## WORK TO BE COMPLETED:
Retype only what runs from the beginning of the data through the line with "ax.text(i, yy, lab, ha='center', va='center', fontsize=17)"; please omit the pictures and keep every line exact.

## SUPPLIED ENTRIES:
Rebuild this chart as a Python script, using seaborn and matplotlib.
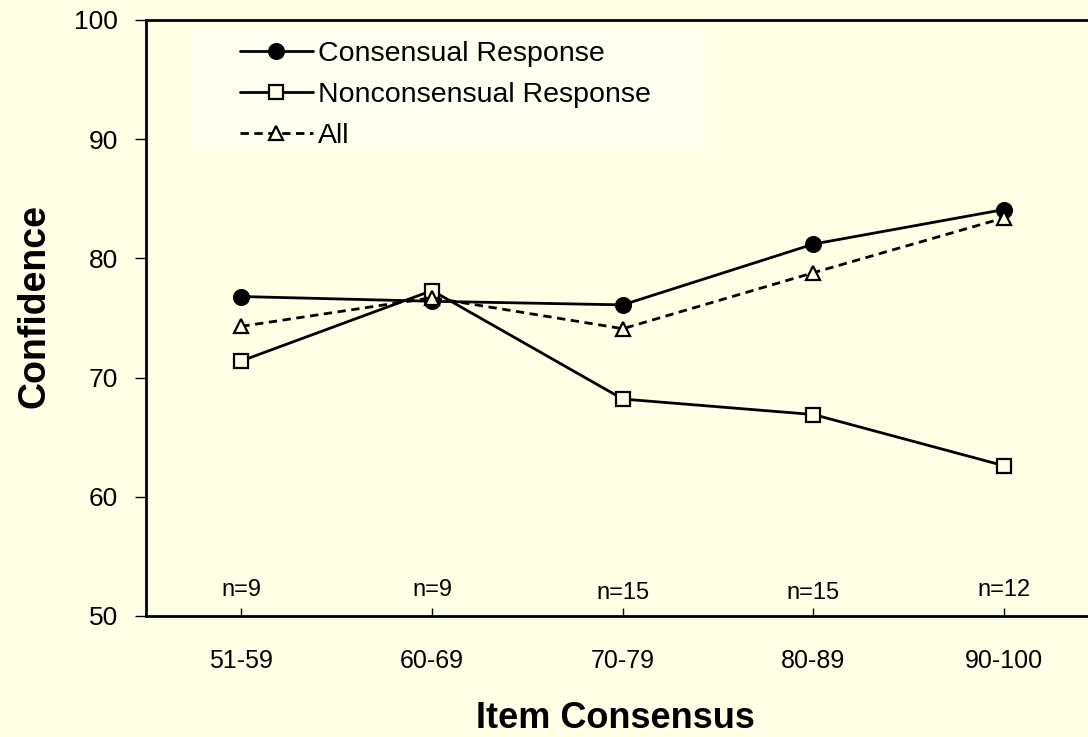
import matplotlib
matplotlib.use('Agg')
import matplotlib.pyplot as plt
from matplotlib.patches import Rectangle
import seaborn as sns
import pandas as pd

# Values
categories = ['51-59', '60-69', '70-79', '80-89', '90-100']
consensual = [76.8, 76.4, 76.1, 81.2, 84.1]
nonconsensual = [71.4, 77.3, 68.2, 66.9, 62.6]
all_items = [74.3, 76.7, 74.1, 78.8, 83.4]
n_labels = ['n=9', 'n=9', 'n=15', 'n=15', 'n=12']
n_y = [52.2, 52.2, 51.9, 51.9, 52.2]

bg = '#FFFFE6'

sns.set_style('ticks')
plt.rcParams['font.family'] = ['Liberation Sans', 'DejaVu Sans']
plt.rcParams.update({'text.color': 'black', 'axes.labelcolor': 'black',
                     'xtick.color': 'black', 'ytick.color': 'black'})

df = pd.DataFrame({'cat': categories, 'cons': consensual,
                   'noncons': nonconsensual, 'all': all_items})

fig = plt.figure(figsize=(10.88, 7.37), dpi=100, facecolor=bg)
ax = fig.add_axes([0.1342, 0.1642, 0.8764, 0.8087])
ax.set_facecolor(bg)

# lighter box behind the legend
ax.add_patch(Rectangle((0.048, 0.782), 0.538, 0.201, transform=ax.transAxes,
                       facecolor='#FFFFF0', edgecolor='none', zorder=0))

sns.lineplot(data=df, x='cat', y='cons', ax=ax, color='black', lw=2.0,
             marker='o', markersize=11.5, markerfacecolor='black',
             markeredgecolor='black', label='Consensual Response', sort=False)
sns.lineplot(data=df, x='cat', y='noncons', ax=ax, color='black', lw=2.0,
             marker='s', markersize=10.5, markerfacecolor=bg,
             markeredgecolor='black', markeredgewidth=1.6,
             label='Nonconsensual Response', sort=False)
sns.lineplot(data=df, x='cat', y='all', ax=ax, color='black', lw=2.0,
             linestyle=(0, (3, 2)), marker='^', markersize=10.5,
             markerfacecolor=bg, markeredgecolor='black', markeredgewidth=1.6,
             label='All', sort=False)

for i, (lab, yy) in enumerate(zip(n_labels, n_y)):
    ax.text(i, yy, lab, ha='center', va='center', fontsize=17)

ax.set_xlim(-0.5, 4.5)
ax.set_ylim(50, 100)
ax.set_yticks([50, 60, 70, 80, 90, 100])
ax.set_xlabel('Item Consensus', fontsize=26, fontweight='bold', labelpad=20)
ax.set_ylabel('Confidence', fontsize=27, fontweight='bold', labelpad=16)
ax.xaxis.label.set_x(0.492)
ax.yaxis.label.set_y(0.52)

ax.tick_params(axis='y', direction='out', length=8, width=1, labelsize=19, pad=12)
ax.tick_params(axis='x', direction='in', length=6, width=1, labelsize=18, pad=24)
for s in ['left', 'bottom', 'top']:
    ax.spines[s].set_linewidth(2)
    ax.spines[s].set_color('black')
ax.spines['right'].set_visible(False)

leg = ax.legend(loc='upper left', bbox_to_anchor=(0.0986, 0.964), fontsize=20.5,
                handlelength=2.56, handletextpad=0.18, labelspacing=0.52,
                frameon=False, borderpad=0, borderaxespad=0)

fig.savefig('out.png', dpi=100, facecolor=bg)
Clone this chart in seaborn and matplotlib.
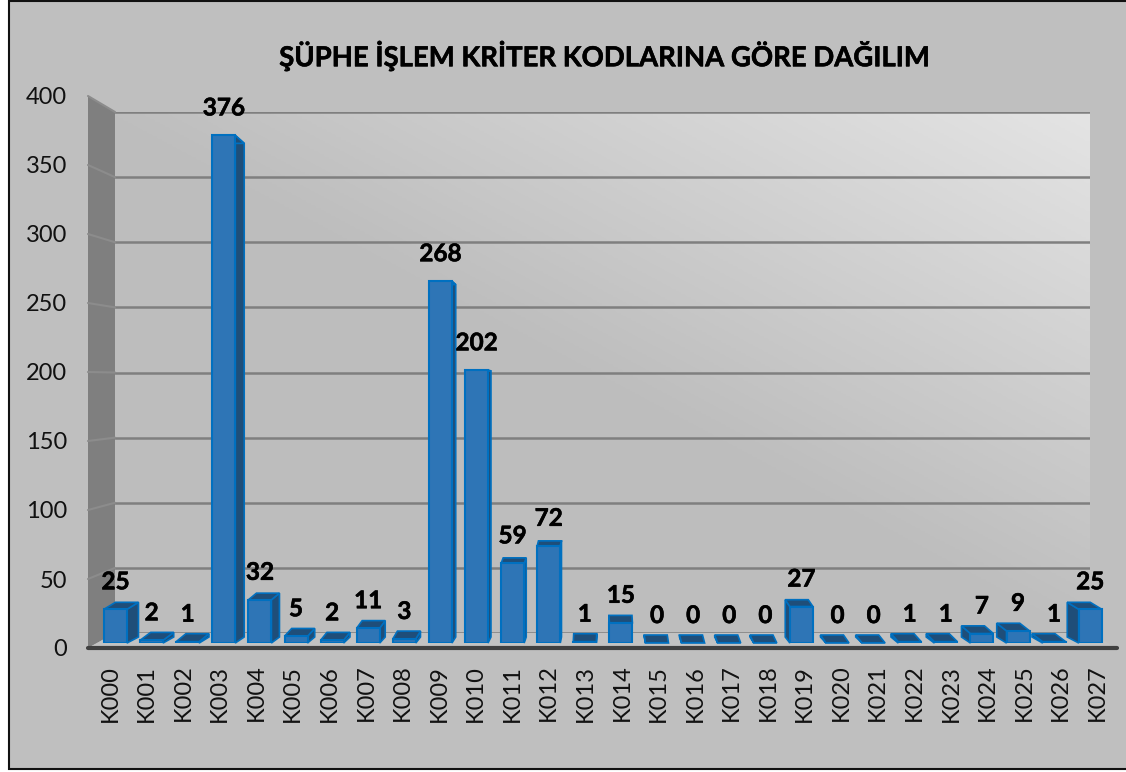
import numpy as np
import pandas as pd
import matplotlib
matplotlib.use("Agg")
import matplotlib.pyplot as plt
import matplotlib.patheffects as pe
import seaborn as sns
from matplotlib.patches import Polygon, Rectangle
from matplotlib.lines import Line2D

codes = ["K%03d" % i for i in range(28)]
counts = [25, 2, 1, 376, 32, 5, 2, 11, 3, 268, 202, 59, 72, 1, 15, 0, 0, 0, 0, 27, 0, 0, 1, 1, 7, 9, 1, 25]
y_ticks = [0, 50, 100, 150, 200, 250, 300, 350, 400]
title = "ŞÜPHE İŞLEM KRİTER KODLARINA GÖRE DAĞILIM"

W, H = 1126, 772

sns.set_theme(style="white")
plt.rcParams["font.family"] = ["Lato", "DejaVu Sans"]

FACE = "#2E75B6"
SIDE = "#1F4E79"
EDGE = "#0070C0"
INK = "#111111"
THICK = [pe.withStroke(linewidth=0.4, foreground="black")]


def box(left, top, right, bottom):
    # pixels from the top left of the image -> figure fractions
    return [left / W, 1 - bottom / H, (right - left) / W, (bottom - top) / H]


fig = plt.figure(figsize=(W / 100, H / 100), dpi=100, facecolor="white")

# chart frame, its right edge runs off the image
fig.add_artist(Rectangle((9 / W, 1 - 769 / H), 1130 / W, 768 / H, transform=fig.transFigure,
                         facecolor="#BFBFBF", edgecolor="#111111", linewidth=1.5))

# back wall, with the light corner at top right
wall = fig.add_axes(box(115, 112, 1090, 633), zorder=1)
xx, yy = np.meshgrid(np.linspace(0, 1, 200), np.linspace(0, 1, 200))
wall.imshow((xx + yy) / 2, extent=(0, 1, 0, 400), origin="lower", aspect="auto",
            cmap=matplotlib.colors.LinearSegmentedColormap.from_list("wall", ["#BDBDBD", "#BEBEBE", "#E4E4E4"]))
wall.set_ylim(0, 400)
wall.set_yticks(y_ticks)
wall.set_xticks([])
wall.set_yticklabels([])
wall.grid(axis="y", color="#7F7F7F", linewidth=1.8)
wall.tick_params(length=0)
sns.despine(ax=wall, left=True, bottom=True, right=True, top=True)

# front plane: only carries the axis labels
front = fig.add_axes(box(88, 96, 1117, 648), zorder=2)
front.patch.set_alpha(0)
front.set_ylim(0, 400)
front.set_xlim(-0.6, 27.54)
front.set_yticks(y_ticks)
front.set_xticks(range(len(codes)))
front.set_xticklabels(codes, rotation=90, fontsize=17, color=INK)
front.tick_params(axis="y", labelsize=17, labelcolor=INK, length=0, pad=15)
front.tick_params(axis="x", length=0, pad=12)
sns.despine(ax=front, left=True, bottom=True, right=True, top=True)


def to_fig(ax, x, y):
    return fig.transFigure.inverted().transform(ax.transData.transform((x, y)))


# side wall and floor between the front plane and the back wall
fl, fb = to_fig(front, -0.6, 0)
fr = to_fig(front, 27.54, 0)[0]
ft = to_fig(front, -0.6, 400)[1]
bl, bb = to_fig(wall, 0, 0)
br = to_fig(wall, 1, 0)[0]
bt = to_fig(wall, 0, 400)[1]
fig.add_artist(Polygon([(fl, fb), (fl, ft), (bl, bt), (bl, bb)], transform=fig.transFigure,
                       facecolor="#7F7F7F", edgecolor="none", zorder=1.5))
fig.add_artist(Polygon([(fl, fb), (bl, bb), (br, bb), (fr, fb)], transform=fig.transFigure,
                       facecolor="#C2C2C2", edgecolor="none", zorder=1.5))
for v in y_ticks[1:]:
    a = to_fig(front, -0.6, v)
    b = to_fig(wall, 0, v)
    fig.add_artist(Line2D([a[0], b[0]], [a[1], b[1]], color="#8C8C8C", linewidth=1.5, zorder=1.6))
fig.add_artist(Line2D([fl, fr], [fb, fb], color="#404040", linewidth=3, zorder=1.7))

# bars sit a bit behind the front plane, so 1.35 px per unit from y=643
px_x = 36.1
px_y = 540 / 400
ax = fig.add_axes(box(88, 103, 1117, 643), zorder=3)
ax.patch.set_alpha(0)
df = pd.DataFrame({"code": codes, "count": counts})
sns.barplot(data=df, x="code", y="count", color=FACE, saturation=1, width=23 / px_x,
            edgecolor=EDGE, linewidth=1.5, ax=ax, zorder=5)
ax.set_ylim(0, 400)
ax.set_xlim((88 - 115.5) / px_x, (1117 - 115.5) / px_x)
ax.set_xlabel("")
ax.set_ylabel("")
ax.set_xticks([])
ax.set_yticks([])
sns.despine(ax=ax, left=True, bottom=True, right=True, top=True)

# third dimension: offsets lean towards the middle of the chart,
# tall bars are above eye level so their back edge drops
for rect in ax.patches:
    x0, w, h = rect.get_x(), rect.get_width(), rect.get_height()
    mid = x0 + w / 2
    dx = 0.0235 * (13.5 - mid)
    dy = (8 - 0.0425 * h) / px_y
    near = x0 + w if dx > 0 else x0
    ax.add_patch(Polygon([(near, 0), (near, h), (near + dx, h + dy), (near + dx, 6 / px_y)],
                         facecolor=SIDE, edgecolor=EDGE, linewidth=1.2, zorder=3, clip_on=False))
    ax.add_patch(Polygon([(x0, h), (x0 + w, h), (x0 + w + dx, h + dy), (x0 + dx, h + dy)],
                         facecolor=SIDE, edgecolor=EDGE, linewidth=1.2, zorder=4, clip_on=False))

labels = ax.bar_label(ax.containers[0], labels=[str(c) for c in counts], padding=11.5, fontsize=17.5,
                      fontweight="bold", color="black", zorder=10)
for t in labels:
    t.set_path_effects(THICK)

fig.text(605 / W, 1 - 55.5 / H, title, ha="center", va="center", fontsize=19.8, fontweight="bold",
         color="black", zorder=10, path_effects=THICK)

fig.savefig("out.png", dpi=100, facecolor="white")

## FINAL RESULT:
Rebuild this chart as a Python script, using seaborn and matplotlib.
import matplotlib
matplotlib.use('Agg')
import matplotlib.pyplot as plt
from matplotlib.patches import Rectangle
import seaborn as sns
import pandas as pd

# Values
categories = ['51-59', '60-69', '70-79', '80-89', '90-100']
consensual = [76.8, 76.4, 76.1, 81.2, 84.1]
nonconsensual = [71.4, 77.3, 68.2, 66.9, 62.6]
all_items = [74.3, 76.7, 74.1, 78.8, 83.4]
n_labels = ['n=9', 'n=9', 'n=15', 'n=15', 'n=12']
n_y = [52.2, 52.2, 51.9, 51.9, 52.2]

bg = '#FFFFE6'

sns.set_style('ticks')
plt.rcParams['font.family'] = ['Liberation Sans', 'DejaVu Sans']
plt.rcParams.update({'text.color': 'black', 'axes.labelcolor': 'black',
                     'xtick.color': 'black', 'ytick.color': 'black'})

df = pd.DataFrame({'cat': categories, 'cons': consensual,
                   'noncons': nonconsensual, 'all': all_items})

fig = plt.figure(figsize=(10.88, 7.37), dpi=100, facecolor=bg)
ax = fig.add_axes([0.1342, 0.1642, 0.8764, 0.8087])
ax.set_facecolor(bg)

# lighter box behind the legend
ax.add_patch(Rectangle((0.048, 0.782), 0.538, 0.201, transform=ax.transAxes,
                       facecolor='#FFFFF0', edgecolor='none', zorder=0))

sns.lineplot(data=df, x='cat', y='cons', ax=ax, color='black', lw=2.0,
             marker='o', markersize=11.5, markerfacecolor='black',
             markeredgecolor='black', label='Consensual Response', sort=False)
sns.lineplot(data=df, x='cat', y='noncons', ax=ax, color='black', lw=2.0,
             marker='s', markersize=10.5, markerfacecolor=bg,
             markeredgecolor='black', markeredgewidth=1.6,
             label='Nonconsensual Response', sort=False)
sns.lineplot(data=df, x='cat', y='all', ax=ax, color='black', lw=2.0,
             linestyle=(0, (3, 2)), marker='^', markersize=10.5,
             markerfacecolor=bg, markeredgecolor='black', markeredgewidth=1.6,
             label='All', sort=False)

for i, (lab, yy) in enumerate(zip(n_labels, n_y)):
    ax.text(i, yy, lab, ha='center', va='center', fontsize=17)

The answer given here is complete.